Estaba leyendo una reconfortante reflexión de como Jesús respondió con gracia y afirmación a la debilidad de los momentos culminantes de Juan el bautista, quien supongo que así como los discípulos, esperaba una manifestación terrenal del reino de Cristo en su primera venida, como suele suceder en nuestra incapacidad humana de percibir la gloria de Dios obrando a través de los procesos de crucifixión y en las “pequeñeces” del servicio, necesarios para experimentar también la gloria postrera de su resurrección y reino sempiterno.
En aquel mensaje, el predicador enfatizaba sobre la vulnerabilidad de todos los servidores del Señor sin importar la grandeza que Dios les confiera, y en la respuesta siempre compasiva de Cristo ante los rezagos de nuestra humanidad, sin deterioro de la dignidad que hemos recibido como legítimos suyos, sino al contrario, con palabras de gracia y honra.
Entonces me volvió a asaltar una inquietud que ha prevalecido en mi meditación de ese pasaje, y no me encajaba que su sentido fuera peyorativo hacia Juan teniendo que ver con la vacilación. El profeta acudió como es digno, al dador de la fe en su duda, así como nosotros deberíamos hacer, por más denigrante que sea el dardo de fuego.
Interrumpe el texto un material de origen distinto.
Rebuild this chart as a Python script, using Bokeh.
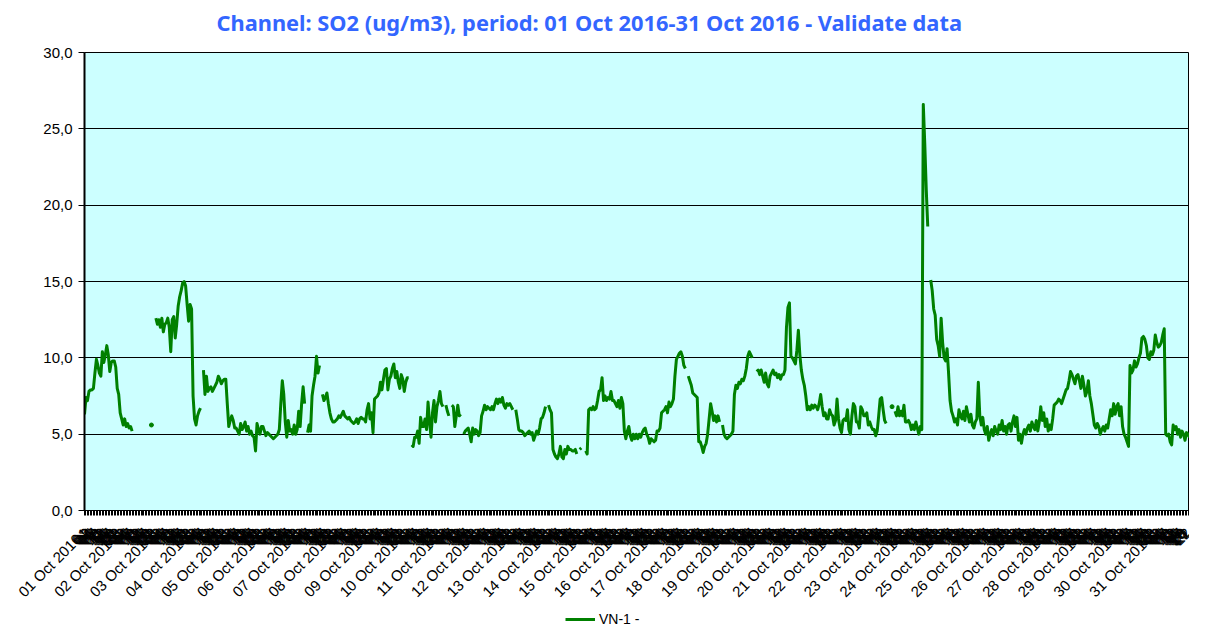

Sin embargo suelo procurar inútilmente conciliar las cosas por mí mismo, en lugar de preguntarle al único que sabe todas las cosas. Pero las veces que acudo con dudas francas de espíritu humilde, al dador de la sabiduría, no me ha reprendido, sino que con aquella misma longanimidad y dulzura, sus palabras corren el velo de mi entendimiento sesgado. Así que hoy le pregunté a Jesús: — ¿Por qué dijiste en cuanto a Juan: “el más pequeño en el reino de los cielos es mayor que él”, habiendo antes dicho que “entre los nacidos de mujer no hay mayor profeta que Juan el bautista”?...
Pronta la respuesta del sentido de sus palabras con paralelos de armonía en toda la Escritura: ni la mayor grandeza en esta morada terrenal es comparable con la del más pequeño entre los que moran en el reino de los cielos. Incluido Juan en ello, quien menguó para que Cristo fuera engrandecido, renunciando a la gloria terrenal temporera hasta dar la vida, por lo que estaba ya presto a entrar como un grande a la gloria eterna que en nosotros también ha de manifestarse.